The menu was strict and featured two different concoctions, Like and Subscribe and Pogchamp Peach Punch. For as far as game-related cocktail names are concerned, I would certainly see worse over the course of the weekend, but after seeing one of the attendants eyes lose a few lumens of spark after saying them out loud, I just resorted to pointing at the pictures of them going forward. The bulk of both drinks were pre-batched in carboys standing dutifully behind the staff. Upon ordering, hitting the switch splashed the stuff over some ice inside a plastic cup, and they would add the finishing touch of a splash of Red Bull on top, and slide patrons both the mixed sauce and the remaining can of wings, to do what you will with it after.

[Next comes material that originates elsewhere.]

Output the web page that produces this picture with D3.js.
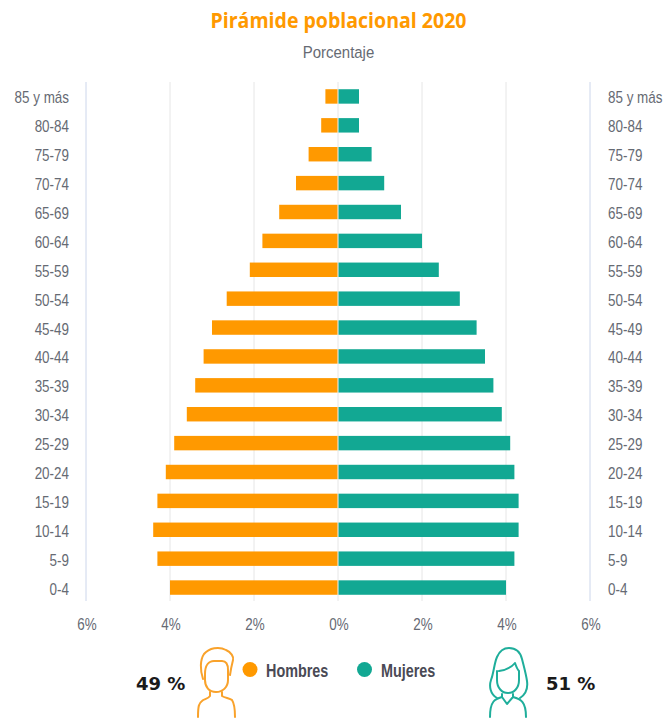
<!DOCTYPE html>
<html>
<head>
<meta charset="utf-8">
<script src="https://cdnjs.cloudflare.com/ajax/libs/d3/7.8.5/d3.min.js"></script>
<style>
html,body{margin:0;padding:0;background:#fff;}
svg{display:block;}
text{font-family:"Liberation Sans",sans-serif;}
</style>
</head>
<body>
<script>
var grupos = ["85 y más","80-84","75-79","70-74","65-69","60-64","55-59","50-54","45-49","40-44","35-39","30-34","25-29","20-24","15-19","10-14","5-9","0-4"];
var hombres = [0.3,0.4,0.7,1.0,1.4,1.8,2.1,2.65,3.0,3.2,3.4,3.6,3.9,4.1,4.3,4.4,4.3,4.0];
var mujeres = [0.5,0.5,0.8,1.1,1.5,2.0,2.4,2.9,3.3,3.5,3.7,3.9,4.1,4.2,4.3,4.3,4.2,4.0];
var ticks = [-6,-4,-2,0,2,4,6];

var naranja = "#ff9900", verde = "#12a893", gris = "#666a73";

var svg = d3.select("body").append("svg").attr("width",667).attr("height",719);

var x = d3.scaleLinear().domain([-6,6]).range([86,590]);
var y = d3.scaleBand().domain(grupos).range([82,602]).paddingInner(0.5).paddingOuter(0.25);

// no hay fuente estrecha instalada: se comprime el texto en horizontal
function narrowAt(s,fx,fy,k){
    s.attr("transform",(d,i)=>"translate("+fx(d,i)+","+fy(d,i)+") scale("+k+",1)");
}

// titulos
svg.append("text").attr("x",338.5).attr("y",28).attr("text-anchor","middle")
    .style("font-family","'Open Sans',sans-serif").style("font-weight","700").style("font-size","21px")
    .attr("textLength",256).attr("lengthAdjust","spacingAndGlyphs")
    .style("fill",naranja).text("Pirámide poblacional 2020");
svg.append("text").attr("text-anchor","middle")
    .style("font-size","17px").style("fill",gris).text("Porcentaje")
    .call(narrowAt,()=>338.5,()=>58,0.88);

// rejilla
svg.append("g").selectAll("line").data(ticks).enter().append("line")
    .attr("x1",d=>x(d)).attr("x2",d=>x(d)).attr("y1",82).attr("y2",601)
    .style("stroke",d=>Math.abs(d)==6 ? "#ccd6eb" : "#e6e6e6").style("stroke-width",1);

// barras
svg.append("g").selectAll("rect").data(hombres).enter().append("rect")
    .attr("x",d=>x(-d)).attr("y",(d,i)=>y(grupos[i]))
    .attr("width",d=>x(0)-x(-d)-0.5).attr("height",y.bandwidth())
    .style("fill",naranja);
svg.append("g").selectAll("rect").data(mujeres).enter().append("rect")
    .attr("x",x(0)+0.5).attr("y",(d,i)=>y(grupos[i]))
    .attr("width",d=>x(d)-x(0)-0.5).attr("height",y.bandwidth())
    .style("fill",verde);

// etiquetas de edad
var estiloEje = function(s){ s.style("font-size","16px").style("fill",gris); };
svg.append("g").selectAll("text").data(grupos).enter().append("text")
    .attr("text-anchor","end").text(d=>d).call(estiloEje)
    .call(narrowAt,()=>69,d=>y(d)+y.bandwidth()/2+7,0.84);
svg.append("g").selectAll("text").data(grupos).enter().append("text")
    .text(d=>d).call(estiloEje)
    .call(narrowAt,()=>608,d=>y(d)+y.bandwidth()/2+7,0.84);

// eje x
svg.append("g").selectAll("text").data(ticks).enter().append("text")
    .attr("text-anchor","middle").text(d=>Math.abs(d)+"%").call(estiloEje)
    .call(narrowAt,d=>x(d)+1,()=>630,0.84);

// leyenda
var estiloLeyenda = function(s){ s.style("font-size","18px").style("font-weight","700").style("fill","#4a4a55"); };
svg.append("circle").attr("cx",250).attr("cy",669.5).attr("r",7.5).style("fill",naranja);
svg.append("text").text("Hombres").call(estiloLeyenda).call(narrowAt,()=>266,()=>677,0.8);
svg.append("circle").attr("cx",364.5).attr("cy",669.5).attr("r",7.5).style("fill",verde);
svg.append("text").text("Mujeres").call(estiloLeyenda).call(narrowAt,()=>381,()=>677,0.8);

// porcentajes totales
svg.append("text").attr("x",136).attr("y",690).text("49 %")
    .style("font-family","'DejaVu Sans',sans-serif").style("font-weight","700").style("font-size","18px").style("fill","#1a1a1a");
svg.append("text").attr("x",546).attr("y",690).text("51 %")
    .style("font-family","'DejaVu Sans',sans-serif").style("font-weight","700").style("font-size","18px").style("fill","#1a1a1a");

// iconos
var hombre = svg.append("g").style("fill","none").style("stroke","#f9a22b").style("stroke-width",2).style("stroke-linecap","round").style("stroke-linejoin","round");
hombre.append("path").attr("d","M203 679 C200 670 200 660 204 654 C209 648 219 646 226 650 C231 652 234 657 233 660 C232 664 231 668 230 675");
hombre.append("path").attr("d","M205 674 C205 665 209 661 214 661 L222 661 C226 661 228 664 228 670 L228 680 C228 687 223 692 216 692 C209 692 205 687 205 680 Z");
hombre.append("path").attr("d","M210 692 L210 696 C208 699 204 699 202 701 C199 703 198 706 198 717");
hombre.append("path").attr("d","M222 692 L222 696 C225 698 230 698 232 700 C234 703 235 708 235 717");

var mujer = svg.append("g").style("fill","none").style("stroke","#1fae9b").style("stroke-width",2).style("stroke-linecap","round").style("stroke-linejoin","round");
mujer.append("path").attr("d","M497 698 C490 694 489 686 491 680 C494 672 494 664 497 657 C500 650 505 648 509 648 C515 648 520 651 522 659 C524 667 526 674 527 681 C528 688 526 694 520 698");
mujer.append("path").attr("d","M497 671 L497 680 C497 688 502 693 508 693 C514 693 519 688 519 680 L519 671 C517 669 516 666 515 663 C511 668 506 670 499 671");
mujer.append("path").attr("d","M502 694 L502 697 L507 704 L513 697 L513 694");
mujer.append("path").attr("d","M502 697 C495 699 490 701 490 717");
mujer.append("path").attr("d","M513 697 C521 699 526 702 526 717");
</script>
</body>
</html>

The first potion, Like and Subscribe, was a chimera of flavors: a pineapple tail, a set of cherry lime wings, all overshadowed by the massive mane of the regular Red Bull’s lion head. Existing in the shadow of the signature funk of an OG Red Bull is any non-alcoholic beverage’s destiny. That sweet, sour, tannic, pungent thing that makes it so unique is a hard thing to upstage. While the syrup mixture did do its part to mute the somewhat acrid nature of Red Bull’s aftertaste, it was very tough to taste anything else with any real vibrancy. Also, Red Bull’s light touch when it comes to carbonation really let this whole package down, as more aggressive bubbles would really create a texture and lift that a drink with so many muted ingredients could really benefit from.
Pogchamp Peach Punch dresses up what was a debuting new white peach flavor of the caffeine tonic at the time. It’s particular take on peach isn’t bad, but I think getting artificial peach to taste like real peach has been a solved issue for a while now. All of Red Bull’s competitors have a peach flavor, and they all taste pretty decent. Most importantly, they all kind of taste like this one. And, like Red Bull’s summer formula, would be likely the only thing that you taste in this cocktail. The white cran peach juice that serves as the body of the punch forms a tag team with the energy drink to take down every other flavor in the ring. The mint and ginger lend the minor tongue tingles, but I’d want more of either to add some actual complexity. The lime juice doesn’t do enough to cut through the cloying sweetness of it all, but if I time traveled back to this room during this weekend and needed to order a third round, I would certainly choose it over the former.
Despite what my tone might suggest, I think this side club experiment is a worthwhile one. Whether intentional or not, the Red Bull Creator Club is one of a few official convention-related gatherings that aren’t booze heavy affairs and more and more young gamers are choosing to abstain from alcohol in social settings like this. Even I, someone who is never more of a lush than I am when I’m convention mode, enjoyed the option to say no to spirits for the day. Maybe next year they’ll address all of that caffeine.